(Plotting code records)
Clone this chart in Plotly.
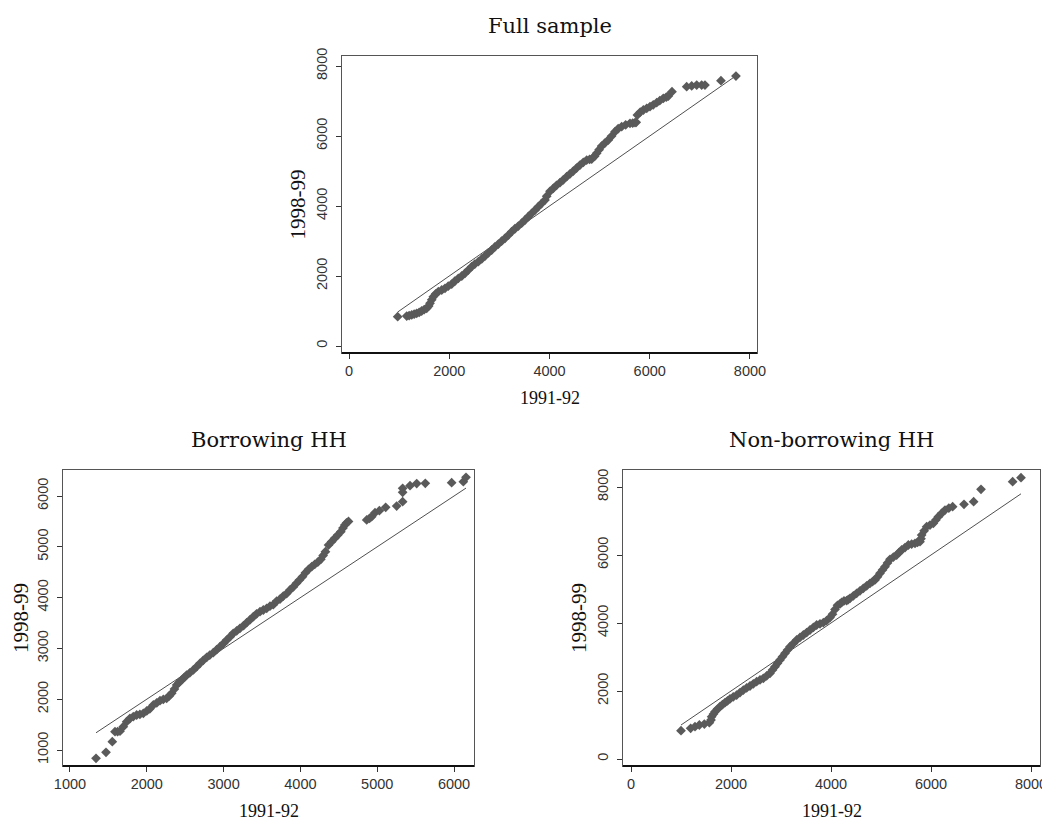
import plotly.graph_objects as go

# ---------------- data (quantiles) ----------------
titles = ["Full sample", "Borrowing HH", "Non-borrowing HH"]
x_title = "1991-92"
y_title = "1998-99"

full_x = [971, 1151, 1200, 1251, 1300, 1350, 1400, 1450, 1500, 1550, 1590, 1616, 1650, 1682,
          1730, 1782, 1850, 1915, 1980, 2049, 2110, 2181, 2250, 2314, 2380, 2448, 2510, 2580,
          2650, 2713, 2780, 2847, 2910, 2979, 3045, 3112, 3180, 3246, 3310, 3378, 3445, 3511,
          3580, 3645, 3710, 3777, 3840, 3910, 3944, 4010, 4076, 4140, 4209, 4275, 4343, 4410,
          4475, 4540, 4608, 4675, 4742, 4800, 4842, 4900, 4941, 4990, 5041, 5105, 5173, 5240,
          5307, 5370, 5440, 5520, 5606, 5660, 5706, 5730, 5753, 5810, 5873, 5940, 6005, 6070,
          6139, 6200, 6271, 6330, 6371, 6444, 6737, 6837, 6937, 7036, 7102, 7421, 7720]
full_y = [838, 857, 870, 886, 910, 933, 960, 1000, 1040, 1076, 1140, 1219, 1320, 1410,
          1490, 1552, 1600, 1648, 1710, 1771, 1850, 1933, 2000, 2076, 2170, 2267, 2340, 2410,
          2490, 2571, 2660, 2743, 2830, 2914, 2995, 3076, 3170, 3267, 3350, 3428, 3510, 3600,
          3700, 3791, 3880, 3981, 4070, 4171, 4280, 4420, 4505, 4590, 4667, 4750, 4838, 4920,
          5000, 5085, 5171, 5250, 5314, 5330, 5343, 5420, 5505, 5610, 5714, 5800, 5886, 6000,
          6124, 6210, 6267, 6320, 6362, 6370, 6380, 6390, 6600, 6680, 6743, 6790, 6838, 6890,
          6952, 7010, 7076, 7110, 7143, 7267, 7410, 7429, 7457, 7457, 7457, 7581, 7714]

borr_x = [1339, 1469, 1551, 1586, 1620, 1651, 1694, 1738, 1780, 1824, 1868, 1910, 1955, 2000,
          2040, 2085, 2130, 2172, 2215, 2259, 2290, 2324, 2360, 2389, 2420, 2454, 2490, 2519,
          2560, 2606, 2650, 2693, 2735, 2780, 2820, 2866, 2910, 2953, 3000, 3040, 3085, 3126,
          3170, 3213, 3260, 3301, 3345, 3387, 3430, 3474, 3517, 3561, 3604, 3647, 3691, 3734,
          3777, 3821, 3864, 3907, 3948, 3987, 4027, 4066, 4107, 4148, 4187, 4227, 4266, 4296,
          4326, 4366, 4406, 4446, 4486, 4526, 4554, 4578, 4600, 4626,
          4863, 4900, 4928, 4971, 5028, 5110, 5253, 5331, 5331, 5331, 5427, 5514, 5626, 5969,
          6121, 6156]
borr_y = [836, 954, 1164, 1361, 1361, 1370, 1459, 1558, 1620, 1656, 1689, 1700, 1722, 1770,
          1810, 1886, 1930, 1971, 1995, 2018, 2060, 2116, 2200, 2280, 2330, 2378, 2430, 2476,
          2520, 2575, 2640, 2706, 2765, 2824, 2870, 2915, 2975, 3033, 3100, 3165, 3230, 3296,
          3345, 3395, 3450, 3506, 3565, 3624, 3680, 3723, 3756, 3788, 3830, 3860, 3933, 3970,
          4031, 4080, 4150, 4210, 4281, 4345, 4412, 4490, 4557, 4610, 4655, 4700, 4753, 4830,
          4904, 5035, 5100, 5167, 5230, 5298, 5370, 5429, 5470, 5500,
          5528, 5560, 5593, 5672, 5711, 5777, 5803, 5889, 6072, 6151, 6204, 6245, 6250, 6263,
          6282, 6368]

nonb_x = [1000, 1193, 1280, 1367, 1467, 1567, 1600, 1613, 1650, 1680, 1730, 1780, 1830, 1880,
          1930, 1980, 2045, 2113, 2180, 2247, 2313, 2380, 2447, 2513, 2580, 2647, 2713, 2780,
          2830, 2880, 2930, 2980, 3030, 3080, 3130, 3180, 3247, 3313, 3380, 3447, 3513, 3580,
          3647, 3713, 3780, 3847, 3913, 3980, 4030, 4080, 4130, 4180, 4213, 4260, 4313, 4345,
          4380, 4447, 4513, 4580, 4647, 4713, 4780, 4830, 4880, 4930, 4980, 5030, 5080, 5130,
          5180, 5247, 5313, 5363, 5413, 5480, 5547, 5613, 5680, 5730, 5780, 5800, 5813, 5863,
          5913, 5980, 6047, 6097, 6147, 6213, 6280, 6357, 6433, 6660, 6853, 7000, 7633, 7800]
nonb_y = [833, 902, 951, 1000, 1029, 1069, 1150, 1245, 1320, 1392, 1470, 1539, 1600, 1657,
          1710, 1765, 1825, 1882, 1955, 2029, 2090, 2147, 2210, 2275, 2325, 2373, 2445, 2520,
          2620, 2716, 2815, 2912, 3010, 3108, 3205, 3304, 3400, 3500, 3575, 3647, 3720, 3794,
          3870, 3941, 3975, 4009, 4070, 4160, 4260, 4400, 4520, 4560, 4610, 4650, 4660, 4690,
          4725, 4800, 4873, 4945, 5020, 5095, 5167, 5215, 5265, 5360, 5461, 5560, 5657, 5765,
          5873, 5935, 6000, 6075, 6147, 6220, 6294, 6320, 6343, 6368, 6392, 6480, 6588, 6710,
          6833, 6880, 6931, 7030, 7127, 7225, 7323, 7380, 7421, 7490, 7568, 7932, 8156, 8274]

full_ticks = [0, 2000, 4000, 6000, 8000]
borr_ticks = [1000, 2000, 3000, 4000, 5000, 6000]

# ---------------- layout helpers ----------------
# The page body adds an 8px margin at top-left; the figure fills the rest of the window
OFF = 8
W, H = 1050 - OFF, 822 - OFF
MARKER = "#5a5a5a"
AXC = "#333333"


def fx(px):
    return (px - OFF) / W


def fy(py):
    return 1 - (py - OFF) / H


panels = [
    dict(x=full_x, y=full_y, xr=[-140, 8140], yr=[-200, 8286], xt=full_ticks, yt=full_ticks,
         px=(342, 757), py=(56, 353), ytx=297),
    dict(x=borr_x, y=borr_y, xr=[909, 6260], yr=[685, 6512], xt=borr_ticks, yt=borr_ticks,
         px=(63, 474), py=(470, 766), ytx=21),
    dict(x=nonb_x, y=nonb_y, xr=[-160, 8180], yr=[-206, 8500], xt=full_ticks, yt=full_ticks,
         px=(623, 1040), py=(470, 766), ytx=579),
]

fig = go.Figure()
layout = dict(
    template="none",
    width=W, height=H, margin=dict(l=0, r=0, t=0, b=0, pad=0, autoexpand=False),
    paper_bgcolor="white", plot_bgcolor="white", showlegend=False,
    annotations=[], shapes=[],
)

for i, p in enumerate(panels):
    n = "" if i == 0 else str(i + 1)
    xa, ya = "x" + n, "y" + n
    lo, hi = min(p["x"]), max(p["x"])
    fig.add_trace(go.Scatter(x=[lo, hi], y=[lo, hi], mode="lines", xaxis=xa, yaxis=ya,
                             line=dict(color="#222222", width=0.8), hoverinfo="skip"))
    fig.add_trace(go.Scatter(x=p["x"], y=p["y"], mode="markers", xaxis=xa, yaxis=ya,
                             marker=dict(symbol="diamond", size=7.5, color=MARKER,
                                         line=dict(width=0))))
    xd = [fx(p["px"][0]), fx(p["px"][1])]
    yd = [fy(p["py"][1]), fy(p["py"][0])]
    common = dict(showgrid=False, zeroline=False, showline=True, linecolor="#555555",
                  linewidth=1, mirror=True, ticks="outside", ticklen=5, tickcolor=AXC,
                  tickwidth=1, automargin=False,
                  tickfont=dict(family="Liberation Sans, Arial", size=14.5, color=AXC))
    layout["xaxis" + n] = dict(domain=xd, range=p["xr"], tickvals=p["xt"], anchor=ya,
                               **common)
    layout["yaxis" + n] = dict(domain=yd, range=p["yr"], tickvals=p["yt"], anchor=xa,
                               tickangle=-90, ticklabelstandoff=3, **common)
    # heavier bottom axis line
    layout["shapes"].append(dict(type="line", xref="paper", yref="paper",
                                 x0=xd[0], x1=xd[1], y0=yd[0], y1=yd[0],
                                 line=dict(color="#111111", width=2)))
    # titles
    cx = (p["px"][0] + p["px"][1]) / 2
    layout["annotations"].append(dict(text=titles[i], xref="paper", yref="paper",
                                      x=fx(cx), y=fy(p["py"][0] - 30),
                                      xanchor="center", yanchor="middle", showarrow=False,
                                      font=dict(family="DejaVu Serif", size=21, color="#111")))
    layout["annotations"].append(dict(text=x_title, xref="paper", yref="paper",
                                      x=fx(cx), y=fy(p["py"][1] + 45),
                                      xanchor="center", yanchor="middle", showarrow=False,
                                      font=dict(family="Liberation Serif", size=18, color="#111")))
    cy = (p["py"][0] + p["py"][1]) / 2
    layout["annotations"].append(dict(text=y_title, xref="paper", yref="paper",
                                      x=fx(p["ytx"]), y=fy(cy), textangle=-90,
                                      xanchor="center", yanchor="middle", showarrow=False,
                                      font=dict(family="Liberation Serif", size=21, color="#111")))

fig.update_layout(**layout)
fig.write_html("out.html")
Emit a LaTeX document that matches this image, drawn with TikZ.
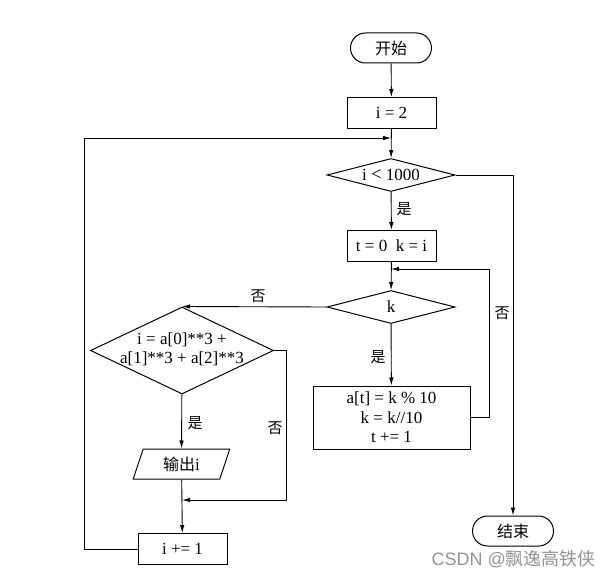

> Set exercise
Repeat the listing above exactly from its first line to the line containing "7457, 7581, 7714]", both included, and omit the pictures.

> Output below
Clone this chart in Plotly.
import plotly.graph_objects as go

# ---------------- data (quantiles) ----------------
titles = ["Full sample", "Borrowing HH", "Non-borrowing HH"]
x_title = "1991-92"
y_title = "1998-99"

full_x = [971, 1151, 1200, 1251, 1300, 1350, 1400, 1450, 1500, 1550, 1590, 1616, 1650, 1682,
          1730, 1782, 1850, 1915, 1980, 2049, 2110, 2181, 2250, 2314, 2380, 2448, 2510, 2580,
          2650, 2713, 2780, 2847, 2910, 2979, 3045, 3112, 3180, 3246, 3310, 3378, 3445, 3511,
          3580, 3645, 3710, 3777, 3840, 3910, 3944, 4010, 4076, 4140, 4209, 4275, 4343, 4410,
          4475, 4540, 4608, 4675, 4742, 4800, 4842, 4900, 4941, 4990, 5041, 5105, 5173, 5240,
          5307, 5370, 5440, 5520, 5606, 5660, 5706, 5730, 5753, 5810, 5873, 5940, 6005, 6070,
          6139, 6200, 6271, 6330, 6371, 6444, 6737, 6837, 6937, 7036, 7102, 7421, 7720]
full_y = [838, 857, 870, 886, 910, 933, 960, 1000, 1040, 1076, 1140, 1219, 1320, 1410,
          1490, 1552, 1600, 1648, 1710, 1771, 1850, 1933, 2000, 2076, 2170, 2267, 2340, 2410,
          2490, 2571, 2660, 2743, 2830, 2914, 2995, 3076, 3170, 3267, 3350, 3428, 3510, 3600,
          3700, 3791, 3880, 3981, 4070, 4171, 4280, 4420, 4505, 4590, 4667, 4750, 4838, 4920,
          5000, 5085, 5171, 5250, 5314, 5330, 5343, 5420, 5505, 5610, 5714, 5800, 5886, 6000,
          6124, 6210, 6267, 6320, 6362, 6370, 6380, 6390, 6600, 6680, 6743, 6790, 6838, 6890,
          6952, 7010, 7076, 7110, 7143, 7267, 7410, 7429, 7457, 7457, 7457, 7581, 7714]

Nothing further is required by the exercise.